The Financial Accounting Standards Board has released a final version of a major new retirement plan accounting rule.
FASB, Norwalk, Conn., says the standard, “Statement of Financial Accounting Standards Number 158, Employers’ Accounting for Defined Benefit Pension and Other Postretirement Plans,” will require employers to include obligations associated with single-employer defined benefit pensions, retiree health plans and other postretirement plans in their financial statements.
The new standards will replace existing standards that let employers put plan funding information in financial statement notes, FASB officials say in a discussion of the new standards.
The new standards also will eliminate “smoothing,” the practice of spreading gains and losses that occur during a specific year over several years.

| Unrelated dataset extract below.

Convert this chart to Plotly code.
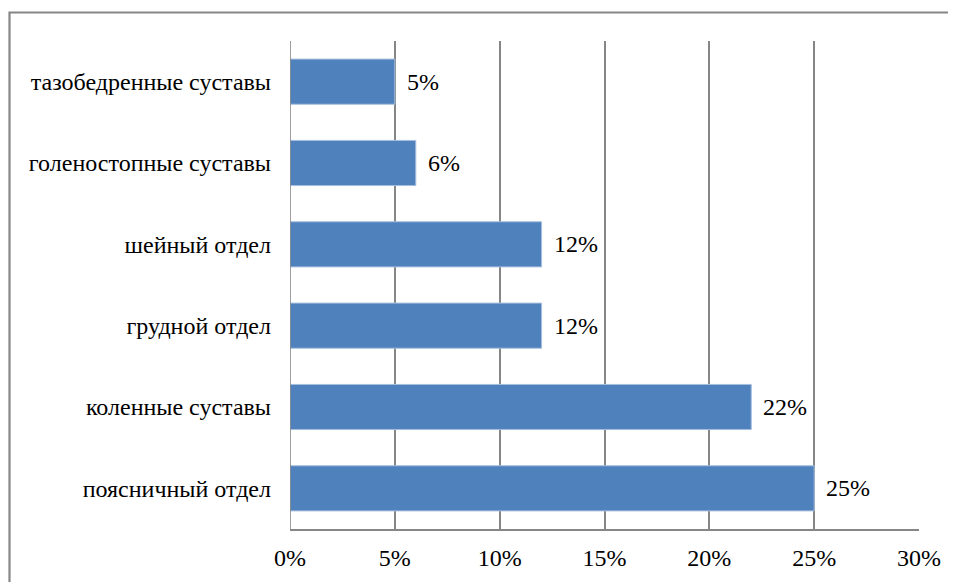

“Employers reported an asset or liability that almost always differed from the plan’s funded status because previous accounting standards allowed employers to delay recognition of certain changes in plan assets and obligations that affected the costs of providing such benefits,” FASB officials say.
But the new standard “does not change the basic approach to measuring plan assets, benefit obligations, or annual net period benefit cost,” FASB officials note.
Because employers already have been disclosing retirement plan funding information in financial statement notes, “no new information or new computations other than those related to income tax effects are required,” officials say.
Under the new standards, a retirement plan sponsor must:
- Recognize in its statement of financial position an asset for a plan’s overfunded status or a liability for a plan’s underfunded status.
- Recognize changes in the funded status of a defined benefit postretirement plan in the year in which the changes occur.